──────── EXERCISE DATA ────────

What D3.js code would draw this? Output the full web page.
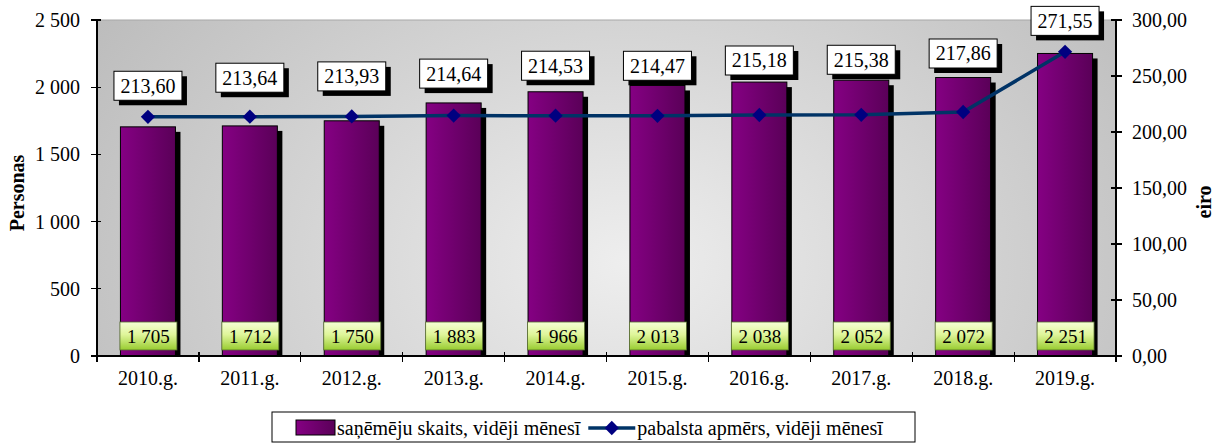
<!DOCTYPE html>
<html><head><meta charset="utf-8">
<script src="https://cdn.jsdelivr.net/npm/d3@7/dist/d3.min.js"></script>
<style>
html,body{margin:0;padding:0;background:#fff;}
svg{display:block;}
svg text{font-family:"Liberation Serif","DejaVu Serif",serif;}
</style></head>
<body>
<svg id="chart" width="1214" height="443" font-family="Liberation Serif, DejaVu Serif, serif"></svg>
<script>
const years = ["2010.g.","2011.g.","2012.g.","2013.g.","2014.g.","2015.g.","2016.g.","2017.g.","2018.g.","2019.g."];
const recipients = [1705,1712,1750,1883,1966,2013,2038,2052,2072,2251];
const benefit = [213.60,213.64,213.93,214.64,214.53,214.47,215.18,215.38,217.86,271.55];
const leftTicks = [0,500,1000,1500,2000,2500];
const rightTicks = [0,50,100,150,200,250,300];
const seriesNames = ["saņēmēju skaits, vidēji mēnesī","pabalsta apmērs, vidēji mēnesī"];
const axisTitles = ["Personas","eiro"];
// manual label placement (pixels above the line point), as in the original chart
const lineLabelLift = [31,39,40,42,50,50,54.5,55,58.5,31];

const loc = d3.formatLocale({decimal:",",thousands:" ",grouping:[3],currency:["",""]});
const fmtL = loc.format(",.0f"), fmtR = loc.format(",.2f");

const svg = d3.select("#chart");
const L=97, R=1116, T=20, B=356;
const x = d3.scaleBand().domain(years).range([L,R]).paddingInner(0.46).paddingOuter(0.23);
const yL = d3.scaleLinear().domain([0,2500]).range([B,T]);
const yR = d3.scaleLinear().domain([0,300]).range([B,T]);

const defs = svg.append("defs");
const bg = defs.append("radialGradient").attr("id","bg").attr("cx","0.52").attr("cy","0.72").attr("r","0.62")
  .attr("gradientTransform","translate(0.52,0.72) scale(1,2.2) translate(-0.52,-0.72)");
bg.append("stop").attr("offset","0").attr("stop-color","#eeeeee");
bg.append("stop").attr("offset","1").attr("stop-color","#bcbcbc");
const bar = defs.append("linearGradient").attr("id","bar").attr("x1","0").attr("x2","1");
bar.append("stop").attr("offset","0").attr("stop-color","#850083");
bar.append("stop").attr("offset","1").attr("stop-color","#5a0058");
const grn = defs.append("linearGradient").attr("id","grn").attr("x1","0").attr("x2","0").attr("y1","0").attr("y2","1");
grn.append("stop").attr("offset","0").attr("stop-color","#f6ffd6");
grn.append("stop").attr("offset","0.45").attr("stop-color","#dff59a");
grn.append("stop").attr("offset","1").attr("stop-color","#98cc30");

svg.append("rect").attr("x",L).attr("y",T).attr("width",R-L).attr("height",B-T)
  .attr("fill","url(#bg)").attr("stroke","#a8a8a8").attr("stroke-width",1);

const g = svg.append("g");
g.selectAll(".sh").data(recipients).join("rect")
  .attr("x",(d,i)=>x(years[i])+5).attr("y",d=>yL(d)+5)
  .attr("width",x.bandwidth()).attr("height",d=>B-yL(d)-5).attr("fill","#000");
g.selectAll(".bar").data(recipients).join("rect")
  .attr("x",(d,i)=>x(years[i])).attr("y",d=>yL(d))
  .attr("width",x.bandwidth()).attr("height",d=>B-yL(d))
  .attr("fill","url(#bar)").attr("stroke","#000").attr("stroke-width",1);

const ax = svg.append("g").attr("stroke","#000").attr("stroke-width",1.2).attr("shape-rendering","crispEdges");
ax.append("line").attr("x1",L).attr("x2",L).attr("y1",T).attr("y2",B);
ax.append("line").attr("x1",R).attr("x2",R).attr("y1",T).attr("y2",B);
ax.append("line").attr("x1",L).attr("x2",R).attr("y1",B).attr("y2",B);
leftTicks.forEach(t=>ax.append("line").attr("x1",L-6).attr("x2",L+4).attr("y1",yL(t)).attr("y2",yL(t)));
rightTicks.forEach(t=>ax.append("line").attr("x1",R-5).attr("x2",R+6).attr("y1",yR(t)).attr("y2",yR(t)));
const step = x.step();
for(let i=0;i<=years.length;i++){
  const xx = L + i*step;
  ax.append("line").attr("x1",xx).attr("x2",xx).attr("y1",B-4).attr("y2",B+6);
}

svg.append("g").selectAll("text").data(leftTicks).join("text")
  .attr("x",80).attr("y",d=>yL(d)).attr("dy","0.35em").attr("text-anchor","end")
  .attr("font-size",20).text(d=>fmtL(d));
svg.append("g").selectAll("text").data(rightTicks).join("text")
  .attr("x",1132).attr("y",d=>yR(d)).attr("dy","0.35em").attr("text-anchor","start")
  .attr("font-size",20).text(d=>fmtR(d));
svg.append("g").selectAll("text").data(years).join("text")
  .attr("x",d=>x(d)+x.bandwidth()/2).attr("y",385).attr("text-anchor","middle")
  .attr("font-size",20).text(d=>d);

svg.append("text").attr("transform","translate(24,193) rotate(-90)").attr("text-anchor","middle")
  .attr("font-size",20).attr("font-weight","bold").text(axisTitles[0]);
svg.append("text").attr("transform","translate(1211,202) rotate(-90)").attr("text-anchor","middle")
  .attr("font-size",20).attr("font-weight","bold").text(axisTitles[1]);

const bl = svg.append("g");
recipients.forEach((d,i)=>{
  const cx = x(years[i])+x.bandwidth()/2;
  bl.append("rect").attr("x",cx-28).attr("y",322).attr("width",57).attr("height",28)
    .attr("fill","url(#grn)").attr("stroke","#556b2f").attr("stroke-width",0.8);
  bl.append("text").attr("x",cx+0.5).attr("y",336).attr("dy","0.35em").attr("text-anchor","middle")
    .attr("font-size",19).text(fmtL(d));
});

const px = (d,i)=>x(years[i])+x.bandwidth()/2;
svg.append("path").datum(benefit)
  .attr("d",d3.line().x(px).y(d=>yR(d)))
  .attr("fill","none").attr("stroke","#003366").attr("stroke-width",3.5);
svg.append("g").selectAll("path").data(benefit).join("path")
  .attr("d",d3.symbol().type(d3.symbolDiamond2).size(130))
  .attr("transform",(d,i)=>`translate(${px(d,i)},${yR(d)})`)
  .attr("fill","#000080");

const ll = svg.append("g");
benefit.forEach((d,i)=>{
  const cx = px(d,i), cy = yR(d)-lineLabelLift[i];
  const w=68, h=29;
  ll.append("rect").attr("x",cx-w/2+5).attr("y",cy-h/2+5).attr("width",w).attr("height",h).attr("fill","#000");
  ll.append("rect").attr("x",cx-w/2).attr("y",cy-h/2).attr("width",w).attr("height",h)
    .attr("fill","#fff").attr("stroke","#000").attr("stroke-width",1);
  ll.append("text").attr("x",cx).attr("y",cy).attr("dy","0.35em").attr("text-anchor","middle")
    .attr("font-size",20).text(fmtR(d));
});

const lg = svg.append("g");
lg.append("rect").attr("x",272).attr("y",412).attr("width",643).attr("height",30)
  .attr("fill","#fff").attr("stroke","#000").attr("stroke-width",1);
lg.append("rect").attr("x",296).attr("y",420).attr("width",39).attr("height",15)
  .attr("fill","url(#bar)").attr("stroke","#000").attr("stroke-width",1);
const t1 = lg.append("text").attr("x",337).attr("y",428).attr("dy","0.35em").attr("font-size",20).text(seriesNames[0]);
const e1 = 337 + t1.node().getComputedTextLength();
const lx = Math.max(e1 + 8, 585);
lg.append("line").attr("x1",lx).attr("x2",lx+47).attr("y1",428).attr("y2",428)
  .attr("stroke","#003366").attr("stroke-width",3.5);
lg.append("path").attr("d",d3.symbol().type(d3.symbolDiamond2).size(130)())
  .attr("transform",`translate(${lx+23.5},428)`).attr("fill","#000080");
lg.append("text").attr("x",lx+49).attr("y",428).attr("dy","0.35em").attr("font-size",20).text(seriesNames[1]);
</script>
</body></html>
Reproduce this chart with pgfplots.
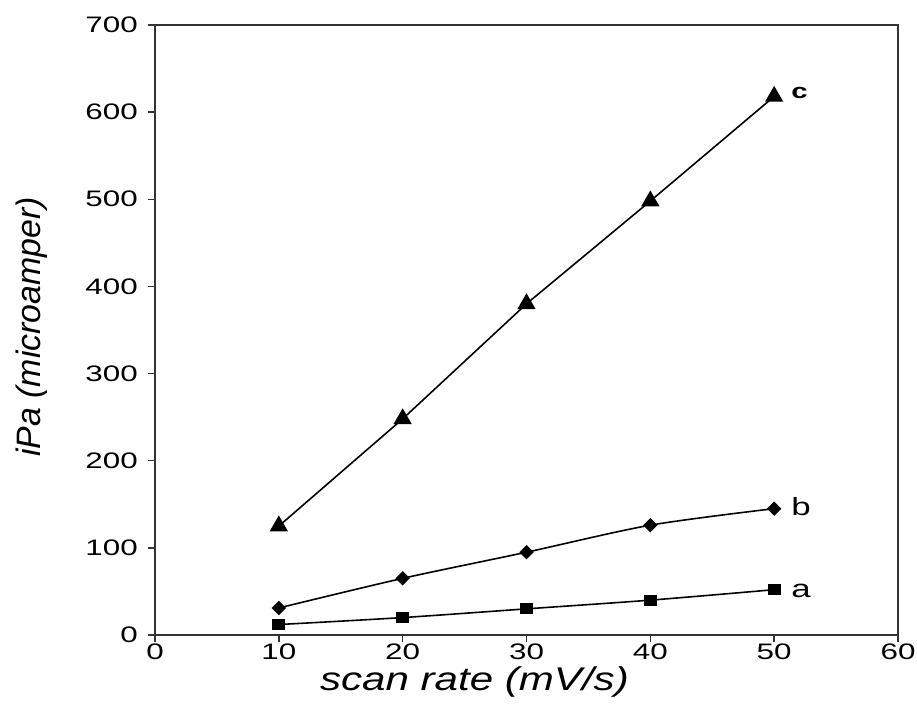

────────

▶ [TASK GOAL] Without the pictures, write out the lines from the beginning of the entries through the line with "const yR = d3.scaleLinear().domain([0,300]).range([B,T]);".

▶ [TASK RESULT]
What D3.js code would draw this? Output the full web page.
<!DOCTYPE html>
<html><head><meta charset="utf-8">
<script src="https://cdn.jsdelivr.net/npm/d3@7/dist/d3.min.js"></script>
<style>
html,body{margin:0;padding:0;background:#fff;}
svg{display:block;}
svg text{font-family:"Liberation Serif","DejaVu Serif",serif;}
</style></head>
<body>
<svg id="chart" width="1214" height="443" font-family="Liberation Serif, DejaVu Serif, serif"></svg>
<script>
const years = ["2010.g.","2011.g.","2012.g.","2013.g.","2014.g.","2015.g.","2016.g.","2017.g.","2018.g.","2019.g."];
const recipients = [1705,1712,1750,1883,1966,2013,2038,2052,2072,2251];
const benefit = [213.60,213.64,213.93,214.64,214.53,214.47,215.18,215.38,217.86,271.55];
const leftTicks = [0,500,1000,1500,2000,2500];
const rightTicks = [0,50,100,150,200,250,300];
const seriesNames = ["saņēmēju skaits, vidēji mēnesī","pabalsta apmērs, vidēji mēnesī"];
const axisTitles = ["Personas","eiro"];
// manual label placement (pixels above the line point), as in the original chart
const lineLabelLift = [31,39,40,42,50,50,54.5,55,58.5,31];

const loc = d3.formatLocale({decimal:",",thousands:" ",grouping:[3],currency:["",""]});
const fmtL = loc.format(",.0f"), fmtR = loc.format(",.2f");

const svg = d3.select("#chart");
const L=97, R=1116, T=20, B=356;
const x = d3.scaleBand().domain(years).range([L,R]).paddingInner(0.46).paddingOuter(0.23);
const yL = d3.scaleLinear().domain([0,2500]).range([B,T]);
const yR = d3.scaleLinear().domain([0,300]).range([B,T]);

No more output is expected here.